In the meantime, not content with all that, Greatland is heading into the wider Paterson Range area in which Haveiron is located to see if it can find a second project of equal significance?
What are the chances of one junior company landing two projects on such a scale? Small, in a way, just as they are for a company to land only one project, and it’s always possible that if there is a second Havieron in the Paterson it might be on Rio Tinto’s ground or someone else’s.
But Greatland itself has got a large footprint in the region and it’s got a track record of success. The company has identified several high priority targets at Scallywag, an area only a short drive from Havieron, and preliminary work at Goliath is showing similar geophysical and geochemical signatures to those seen in the early work at Havieron.

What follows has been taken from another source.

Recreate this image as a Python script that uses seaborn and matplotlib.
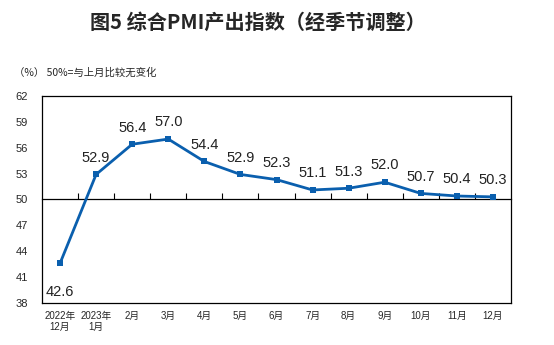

There’s money in the bank, and more likely to come in from warrants, so Greatland has got the wherewithal to be getting busy. And that in turn means the newsflow is likely to come in thick and fast year this year, both from Newcrest’s regular quarterly updates, and from Greatland’s own drilling programmes.
“We’re in a strong position,” says Heddle, “We have all the key elements in place and now is the time to really push forward and build upon the momentum we have created over the past few years.”
All the key ingredients for success are falling into place. It now remains to be seen what the rest of 2020 brings.